Rule 1.442(c)(2)(C)-(D) requires that a qualifying offer "shall . . . state with particularity any relevant conditions" and shall also "state with particularity all nonmonetary terms of the proposal." In this case, defendant's offer of settlement included the following conditions or nonmonetary terms:
"Publix's Proposal for Settlement is conditioned upon Plaintiff's acceptance of same pursuant to Rule 1.442, a stipulation for an order dismissing this action with prejudice, and Plaintiff's execution of a confidential settlement agreement and general release." [e.s.]
No other details of the proposed "confidential settlement agreement" and "general release" were stated in the offer. No copy of the actual "confidential settlement agreement" and "general release" being proposed were attached as separate documents to the offer. Thus, plaintiff was left to guess at what these terms and conditions might require of her.
The unstated conditions of any "settlement agreement" or other terms not involving money are usually critical to an acceptance. For example, with regard to the confidential settlement agreement being proposed, it would be crucial to know what is being made confidential, who is covered by the confidentiality, whether there is any period to the confidentiality, and what the remedies are in the event of a breach. As for the proposed general release, there are no "standard" general releases; all are unique. The fact that a proposed release is described as "general" is virtually meaningless. Again, it would be essential to know what is being released, who is being released, and any conditions or terms of the release.

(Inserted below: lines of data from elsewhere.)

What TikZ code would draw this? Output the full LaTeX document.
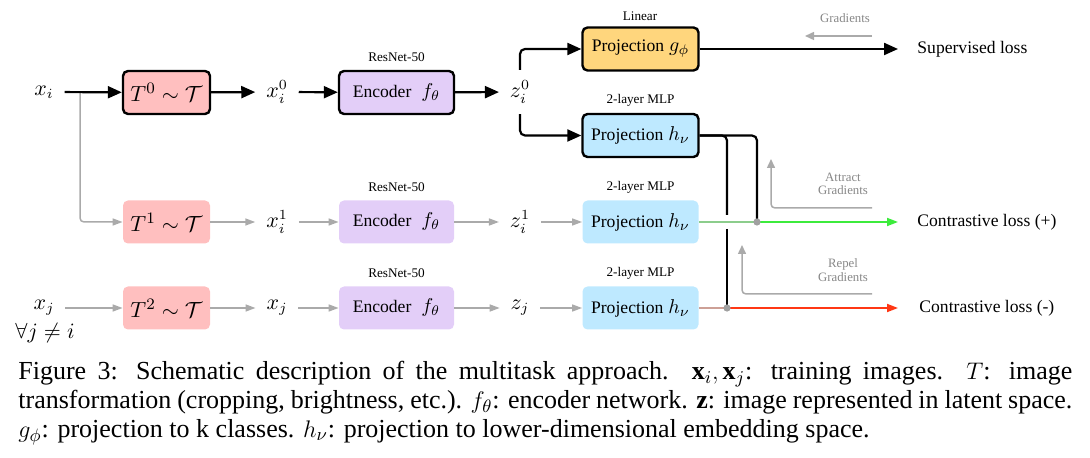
\documentclass[tikz,border=0pt]{standalone}
\usepackage{fontspec}
\setmainfont{Liberation Serif}
\usetikzlibrary{arrows.meta,calc}
\definecolor{tpink}{RGB}{255,191,191}
\definecolor{encpurple}{RGB}{227,206,248}
\definecolor{gorange}{RGB}{255,214,125}
\definecolor{hblue}{RGB}{190,233,255}
\definecolor{arrgray}{RGB}{170,170,170}
\definecolor{txtgray}{RGB}{135,135,135}
\definecolor{dotgray}{RGB}{160,160,160}
\definecolor{brgreen}{RGB}{60,235,60}
\definecolor{lgreen}{RGB}{140,205,140}
\definecolor{brred}{RGB}{255,55,20}
\definecolor{lred}{RGB}{205,160,150}
\newcommand{\tx}[1]{{\fontsize{8.8}{10}\selectfont #1}}
\begin{document}
\begin{tikzpicture}[x=0.5pt,y=-0.5pt,
  box/.style={rounded corners=2.5pt, minimum height=21.5pt, inner sep=0pt, font=\fontsize{10}{12}\selectfont},
  active/.style={draw=black, line width=1.2pt},
  tbox/.style={box, fill=tpink, minimum width=43.5pt, font=\fontsize{11}{12}\selectfont},
  encbox/.style={box, fill=encpurple, minimum width=57.5pt},
  gbox/.style={box, fill=gorange, minimum width=58pt},
  hbox/.style={box, fill=hblue, minimum width=58pt},
  mlabel/.style={inner sep=0pt, outer sep=5.5pt, font=\fontsize{10.5}{12}\selectfont},
  small/.style={inner sep=0pt, font=\fontsize{6.6}{8}\selectfont},
  graytext/.style={inner sep=0pt, align=center, text=txtgray, font=\fontsize{6.4}{8}\selectfont},
  losstext/.style={inner sep=0pt, anchor=west, font=\fontsize{8.8}{10}\selectfont},
  blk/.style={line width=1.1pt, -{Triangle[length=7pt,width=6pt]}},
  blkline/.style={line width=1.1pt, rounded corners=2.5pt},
  gry/.style={draw=arrgray, line width=0.75pt, -{Triangle[length=5pt,width=3.5pt]}},
  grad/.style={draw=arrgray, line width=0.75pt, rounded corners=2pt, -{Triangle[length=4.5pt,width=4pt]}},
]
\useasboundingbox (0,0) rectangle (1090,458);

% ---------- row 1 ----------
\node[mlabel] (xi) at (44,92) {$x_i$};
\node[tbox, active] (t0) at (166.5,92.5) {$T^0\sim\mathcal{T}$};
\node[mlabel] (xi0) at (277,92) {$x_i^0$};
\node[encbox, active] (e0) at (396.5,92.5) {\tx{Encoder}\enspace$f_\theta$};
\node[mlabel] (z0) at (520,92) {$z_i^0$};
\node[gbox, active] (g0) at (640.5,49) {\tx{Projection} $g_\phi$};
\node[hbox, active] (h0) at (640.5,135.5) {\tx{Projection} $h_\nu$};
\node[small] (lin) at (640,16) {Linear};
\node[small] (rn0) at (396.5,57) {ResNet-50};
\node[small] (mlp0) at (640.5,100) {2-layer MLP};

% ---------- row 2 ----------
\node[tbox] (t1) at (166.5,222) {$T^1\sim\mathcal{T}$};
\node[mlabel] (xi1) at (277,222) {$x_i^1$};
\node[encbox] (e1) at (396.5,222) {\tx{Encoder}\enspace$f_\theta$};
\node[mlabel] (z1) at (520,222) {$z_i^1$};
\node[hbox] (h1) at (640.5,222) {\tx{Projection} $h_\nu$};
\node[small] (rn1) at (396.5,187) {ResNet-50};
\node[small] (mlp1) at (640.5,187) {2-layer MLP};

% ---------- row 3 ----------
\node[mlabel] (xj) at (44,308) {$x_j$};
\node[mlabel] (fa) at (45,333) {$\forall j\neq i$};
\node[tbox] (t2) at (166.5,308) {$T^2\sim\mathcal{T}$};
\node[mlabel] (xj2) at (277,308) {$x_j$};
\node[encbox] (e2) at (396.5,308) {\tx{Encoder}\enspace$f_\theta$};
\node[mlabel] (zj) at (520,308) {$z_j$};
\node[hbox] (h2) at (640.5,308) {\tx{Projection} $h_\nu$};
\node[small] (rn2) at (396.5,273) {ResNet-50};
\node[small] (mlp2) at (640.5,273) {2-layer MLP};

% ---------- losses ----------
\node[losstext] (sup) at (917,49) {Supervised loss};
\node[losstext] (cp) at (917,222) {Contrastive loss (+)};
\node[losstext] (cm) at (919,308) {Contrastive loss (-)};

% ---------- gradient labels ----------
\node[graytext] (gtop) at (845,18) {Gradients};
\node[graytext] (gatt) at (843,184) {Attract\\[-1.2pt]Gradients};
\node[graytext] (grep) at (843,270) {Repel\\[-1.2pt]Gradients};

% ---------- coordinates ----------
\coordinate (br) at (80,92.5);
\coordinate (d1) at (757,222);
\coordinate (d2) at (727,308);
\coordinate (gapT) at (727,215);
\coordinate (gapB) at (727,229);
\coordinate (ga1) at (872,36);
\coordinate (ga2) at (805,36);
\coordinate (at1) at (872,208);
\coordinate (at2) at (771,159);
\coordinate (rp1) at (872,294);
\coordinate (rp2) at (742,245);

% ---------- gray (rows 2,3) ----------
\draw[gry, rounded corners=2pt] (br) |- (t1.west);
\draw[gry] (t1) -- (xi1);
\draw[gry] (xi1) -- (e1);
\draw[gry] (e1) -- (z1);
\draw[gry] (z1) -- (h1);
\draw[gry] (xj) -- (t2);
\draw[gry] (t2) -- (xj2);
\draw[gry] (xj2) -- (e2);
\draw[gry] (e2) -- (zj);
\draw[gry] (zj) -- (h2);

% ---------- black (row 1) ----------
\draw[blk] (xi) -- (t0);
\draw[blk] (t0) -- (xi0);
\draw[blk] (xi0) -- (e0);
\draw[blk] (e0) -- (z0);
\draw[blk, rounded corners=2.5pt] (z0.north) |- (g0.west);
\draw[blk, rounded corners=2.5pt] (z0.south) |- (h0.west);
\draw[blk, shorten >=9.5pt] (g0.east) -- (sup.west);

% ---------- contrastive wiring ----------
\draw[blkline] (h0.east) -| (d1);
\draw[blkline] (h0.east) -| (gapT);
\draw[line width=1.1pt] (gapB) -- (d2);

\draw[lgreen, line width=0.9pt] (h1.east) -- (d1);
\draw[brgreen, line width=0.9pt, -{Triangle[length=5.5pt,width=4pt]}, shorten >=9.5pt] (d1) -- (cp.west);
\draw[lred, line width=0.9pt] (h2.east) -- (d2);
\draw[brred, line width=0.9pt, -{Triangle[length=5.5pt,width=4pt]}, shorten >=10.5pt] (d2) -- (cm.west);
\fill[dotgray] (d1) circle (1.8pt);
\fill[dotgray] (d2) circle (1.8pt);

% ---------- gradient arrows ----------
\draw[grad] (ga1) -- (ga2);
\draw[grad] (at1) -| (at2);
\draw[grad] (rp1) -| (rp2);

% ---------- caption ----------
\node[anchor=north west, inner sep=0pt, text width=527pt, align=justify,
      font=\fontsize{13}{14.4}\selectfont] (cap) at (18,361)
{Figure 3: Schematic description of the multitask approach. $\mathbf{x}_i, \mathbf{x}_j$: training images. $T$: image\linebreak
transformation (cropping, brightness, etc.). $f_\theta$: encoder network. $\mathbf{z}$: image represented in latent space.\linebreak
$g_\phi$: projection to k classes. $h_\nu$: projection to lower-dimensional embedding space.};
\end{tikzpicture}
\end{document}
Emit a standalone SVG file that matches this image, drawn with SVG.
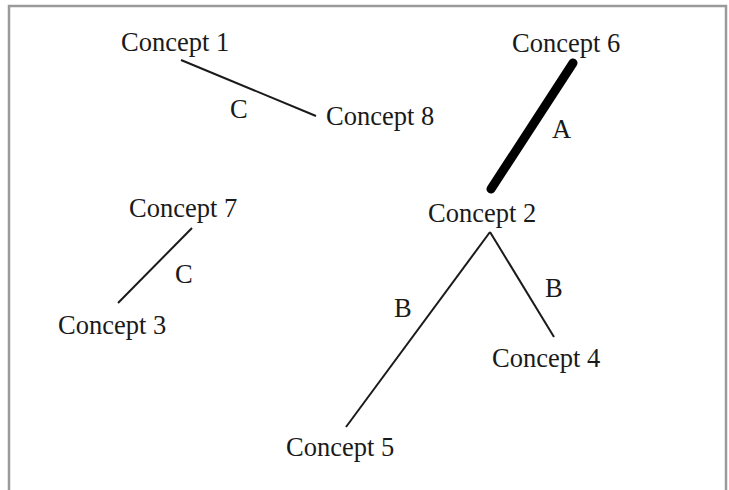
<svg xmlns="http://www.w3.org/2000/svg" width="729" height="490" viewBox="0 0 729 490">
<style>
.frame{fill:none;stroke:#9a9a9a;stroke-width:2.5}
.t{font-family:"Liberation Serif","Times New Roman",serif;font-size:26.5px;fill:#1a1a1a}
.l{font-family:"Liberation Serif","Times New Roman",serif;font-size:26.5px;fill:#1a1a1a}
.e{stroke:#1a1a1a;stroke-width:2;fill:none}
.thick{stroke:#000;stroke-width:9;stroke-linecap:round;fill:none}
</style>
<rect width="729" height="490" fill="#fff"/>
<path class="frame" d="M9,492 V6 H726 V492"/>
<g id="connectors">
<line class="e" x1="181" y1="60" x2="316" y2="116"/>
<line class="thick" x1="573" y1="63" x2="491" y2="189"/>
<line class="e" x1="192" y1="228" x2="118" y2="303"/>
<line class="e" x1="490" y1="232" x2="346" y2="427"/>
<line class="e" x1="490" y1="232" x2="554" y2="337"/>
<text class="l" x="230" y="118">C</text>
<text class="l" x="552" y="138">A</text>
<text class="l" x="175" y="283">C</text>
<text class="l" x="394" y="317">B</text>
<text class="l" x="545" y="297">B</text>
</g>
<g id="concept1"><text class="t" x="121" y="51">Concept 1</text></g>
<g id="concept6"><text class="t" x="512" y="52">Concept 6</text></g>
<g id="concept8"><text class="t" x="326" y="125">Concept 8</text></g>
<g id="concept7"><text class="t" x="129" y="217">Concept 7</text></g>
<g id="concept2"><text class="t" x="428" y="222">Concept 2</text></g>
<g id="concept3"><text class="t" x="58" y="334">Concept 3</text></g>
<g id="concept4"><text class="t" x="492" y="367">Concept 4</text></g>
<g id="concept5"><text class="t" x="286" y="456">Concept 5</text></g>
</svg>
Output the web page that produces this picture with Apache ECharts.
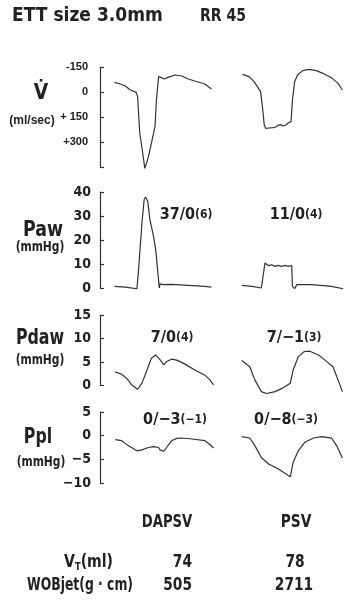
<!DOCTYPE html>
<html>
<head>
<meta charset="utf-8">
<script src="https://cdn.jsdelivr.net/npm/echarts@6/dist/echarts.min.js"></script>
<style>
  html, body { margin: 0; padding: 0; background: #fff; }
  #chart { width: 346px; height: 611px; }
</style>
</head>
<body>
<div id="chart"></div>
<script>
// time in ms, DAPSV breath on the left, PSV breath on the right
const flowDapsv = [[200,-58],[280,-48],[350,-36],[420,-12],[500,2],[520,28],[530,108],[550,246],[590,366],[620,458],[670,388],[710,308],[760,208],[780,48],[810,-92],[840,-88],[890,-78],[940,-88],[1040,-102],[1130,-96],[1220,-78],[1310,-66],[1450,-48],[1540,-18]];
const flowPsv = [[1970,-106],[2060,-92],[2130,-62],[2190,-22],[2220,-2],[2250,108],[2270,198],[2290,218],[2310,206],[2340,216],[2360,204],[2390,214],[2410,202],[2430,210],[2460,200],[2480,208],[2500,196],[2530,204],[2550,192],[2570,198],[2600,186],[2640,178],[2660,48],[2690,-62],[2730,-102],[2800,-128],[2890,-136],[2990,-128],[3080,-112],[3210,-82],[3290,-52],[3350,-12]];

const pawDapsv = [[200,0.7],[350,0.4],[510,-0.3],[530,6.4],[580,27.2],[610,36.8],[630,37.9],[660,36.1],[690,28.5],[740,21.5],[770,16],[780,15.3],[800,6.4],[820,0],[830,1.7],[880,1.4],[990,1.5],[1220,1.1],[1450,0.7],[1540,0.4]];
const pawPsv = [[1960,1.1],[2100,0.7],[2230,0],[2260,6.2],[2280,10.4],[2300,9.7],[2330,9.3],[2370,9.7],[2420,9.0],[2460,9.4],[2510,9.0],[2560,9.4],[2600,9.0],[2650,9.3],[2660,0.7],[2690,-0.3],[2720,1.4],[2930,1.4],[3200,0.7],[3360,-0.3]];

const pdawDapsv = [[210,2.9],[300,2.4],[370,1.5],[440,0.1],[520,-0.8],[580,0.5],[650,3.3],[710,5.8],[770,6.5],[800,6.0],[820,5.8],[840,5.3],[880,4.4],[920,5.1],[990,5.6],[1060,5.4],[1170,4.6],[1310,3.3],[1450,2.2],[1520,1.2],[1570,0.1]];
const pdawPsv = [[1960,5.3],[2070,4.0],[2140,1.2],[2230,-1.3],[2300,-1.7],[2420,-1.3],[2530,-0.5],[2630,0.5],[2670,3.3],[2740,6.1],[2820,7.2],[2900,7.3],[3020,6.5],[3110,5.4],[3220,4.0],[3290,1.2],[3350,-1.3]];

const pplDapsv = [[210,-0.85],[300,-1.06],[390,-2.1],[510,-3.2],[580,-3.0],[670,-2.5],[740,-2.3],[810,-2.5],[830,-3.0],[850,-2.7],[880,-3.3],[920,-2.5],[990,-1.06],[1060,-0.57],[1130,-0.49],[1270,-0.7],[1450,-1.06],[1510,-1.75],[1570,-2.6]];
const pplPsv = [[1960,-0.2],[2070,-0.5],[2140,-2.1],[2230,-4.6],[2330,-6.0],[2460,-7.0],[2630,-8.7],[2670,-5.6],[2740,-3.2],[2830,-1.4],[2950,-0.5],[3060,-0.2],[3200,-0.5],[3270,-2.1],[3350,-4.7]];

const flowTicks = { '-150': '-150', '0': '0', '150': '+ 150', '300': '+300', '450': '' };
const pplTicks = { '5': '5', '0': '0', '-5': '\u22125', '-10': '\u221210' };

const pawNotes = ['37/0', '(6)', '11/0', '(4)'];
const pdawNotes = ['7/0', '(4)', '7/\u22121', '(3)'];
const pplNotes = ['0/\u22123', '(\u22121)', '0/\u22128', '(\u22123)'];

const modes = ['DAPSV', 'PSV'];
const vtValues = ['74', '78'];
const wobValues = ['505', '2711'];

const narrow = "'Liberation Sans Narrow', 'DejaVu Sans Condensed', sans-serif";
const ink = '#222';
const lineInk = '#333';

const chart = echarts.init(document.getElementById('chart'));

const panels = [
  { top: 67, height: 100, min: -150, max: 450, interval: 150, inverse: true, fmt: (v) => flowTicks[v] ?? '', font: "'Liberation Sans', Arial, sans-serif", size: 11, margin: 12, data: [flowDapsv, flowPsv] },
  { top: 192, height: 96, min: 0, max: 40, interval: 10, inverse: false, fmt: (v) => String(v), font: narrow, size: 14, margin: 9, data: [pawDapsv, pawPsv] },
  { top: 315, height: 70.5, min: 0, max: 15, interval: 5, inverse: false, fmt: (v) => String(v), font: narrow, size: 14, margin: 9, data: [pdawDapsv, pdawPsv] },
  { top: 412, height: 71, min: -10, max: 5, interval: 5, inverse: false, fmt: (v) => pplTicks[v] ?? String(v), font: narrow, size: 14, margin: 9, data: [pplDapsv, pplPsv] }
];

const grid = panels.map((p) => ({ left: 100, right: 0, top: p.top, height: p.height }));
const xAxis = panels.map((p, i) => ({ type: 'value', gridIndex: i, min: 0, max: 3400, show: false }));
const yAxis = panels.map((p, i) => ({
  type: 'value', gridIndex: i, min: p.min, max: p.max, interval: p.interval, inverse: p.inverse,
  splitLine: { show: false },
  axisLine: { show: true, lineStyle: { color: lineInk, width: 1.2 } },
  axisTick: { show: true, inside: true, length: 4, lineStyle: { color: lineInk, width: 1.2 } },
  axisLabel: { color: ink, fontWeight: 'bold', fontFamily: p.font, fontSize: p.size, margin: p.margin, formatter: p.fmt }
}));

const series = [];
panels.forEach((p, i) => {
  p.data.forEach((d) => {
    series.push({
      type: 'line', xAxisIndex: i, yAxisIndex: i, data: d, showSymbol: false, clip: false,
      lineStyle: { color: lineInk, width: 1.2 }, animation: false
    });
  });
});

// narrow the condensed face a bit with scaleX, the anchor point stays put
function txt(x, y, text, opts, sx) {
  return {
    type: 'text', x: x, y: y, scaleX: sx || 1, silent: true,
    style: Object.assign({ text: text, fill: ink, fontWeight: 'bold', fontFamily: narrow, fontSize: 15, align: 'center', verticalAlign: 'middle' }, opts || {})
  };
}

function note(x, y, main, small) {
  return {
    type: 'text', x: x, y: y, silent: true,
    style: {
      text: main + '{s|' + small + '}', fill: ink, fontWeight: 'bold', fontFamily: narrow, fontSize: 16,
      align: 'center', verticalAlign: 'middle',
      rich: { s: { fontSize: 12, fontWeight: 'bold', fontFamily: narrow, fill: ink } }
    }
  };
}

const graphic = [
  txt(12, 16, 'ETT size 3.0mm', { align: 'left', fontSize: 19 }),
  txt(200, 17, 'RR 45', { align: 'left', fontSize: 17 }, 0.92),

  txt(41, 93, 'V\u0307', { fontSize: 22, fontFamily: "'DejaVu Sans', sans-serif" }, 0.85),
  txt(32, 121, '(ml/sec)', { fontSize: 12, fontFamily: "'Liberation Sans', Arial, sans-serif" }),
  txt(43, 230, 'Paw', { fontSize: 22 }, 0.88),
  txt(40, 247, '(mmHg)', { fontSize: 14 }, 0.85),
  txt(40, 338, 'Pdaw', { fontSize: 22 }, 0.8),
  txt(40, 360, '(mmHg)', { fontSize: 14 }, 0.85),
  txt(38, 437, 'Ppl', { fontSize: 22 }, 0.8),
  txt(41, 462, '(mmHg)', { fontSize: 14 }, 0.85),

  note(186, 215, pawNotes[0], pawNotes[1]),
  note(296, 215, pawNotes[2], pawNotes[3]),
  note(172, 338, pdawNotes[0], pdawNotes[1]),
  note(294, 338, pdawNotes[2], pdawNotes[3]),
  note(175, 420, pplNotes[0], pplNotes[1]),
  note(286, 420, pplNotes[2], pplNotes[3]),

  txt(167, 523, modes[0], { fontSize: 17 }, 0.86),
  txt(296, 523, modes[1], { fontSize: 17 }, 0.9),
  {
    type: 'text', x: 113, y: 563, scaleX: 0.92, silent: true,
    style: {
      text: 'V{sub|T}(ml)', fill: ink, fontWeight: 'bold', fontFamily: narrow, fontSize: 17, align: 'right', verticalAlign: 'middle',
      rich: { sub: { fontSize: 10, fontWeight: 'bold', fontFamily: narrow, fill: ink, padding: [8, 0, 0, 0] } }
    }
  },
  txt(192, 563, vtValues[0], { fontSize: 17, align: 'right' }, 0.9),
  txt(295, 563, vtValues[1], { fontSize: 17 }, 0.9),
  txt(133, 586, 'WOBjet(g \u00b7 cm)', { fontSize: 17, align: 'right' }, 0.81),
  txt(192, 586, wobValues[0], { fontSize: 17, align: 'right' }, 0.9),
  txt(294, 586, wobValues[1], { fontSize: 17 }, 0.9)
];

chart.setOption({
  animation: false,
  backgroundColor: '#fff',
  grid: grid,
  xAxis: xAxis,
  yAxis: yAxis,
  series: series,
  graphic: graphic
});
</script>
</body>
</html>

The particularity required by rule 1.442(c)(2)(C)-(D) is indispensable and not a mere formality. The term particularity as used in rule 1.442 means that the offeror must supply in haec verba the "specific details" of any condition or nonmonetary term. See AMERICAN HERITAGE DICTIONARY 1320 (3d. ed.) (defining particular and particularity to mean "of, relating to, or providing details," "exactitude of detail," "attention to or concern with detail," "an individual characteristic"). We therefore read the rule to require that an offeror state all the terms of any "confidential settlement agreement" and any "general release" or, instead, attach a copy of the actual documents themselves to the offer. Defendant's proposal failed in this essential (and, we might say, particular) detail and was therefore insufficient to authorize attorneys fees on account of its rejection by plaintiff.
Finally, we think plaintiff properly concedes error in the refusal to tax costs in the trial court against plaintiff. Defendant was the prevailing party on the merits and is therefore entitled to its costs. On remand, the trial court shall do so. In all other respects, however, we affirm.
KLEIN, J., and BERGER, WILLIAM J., Associate Judge, concur.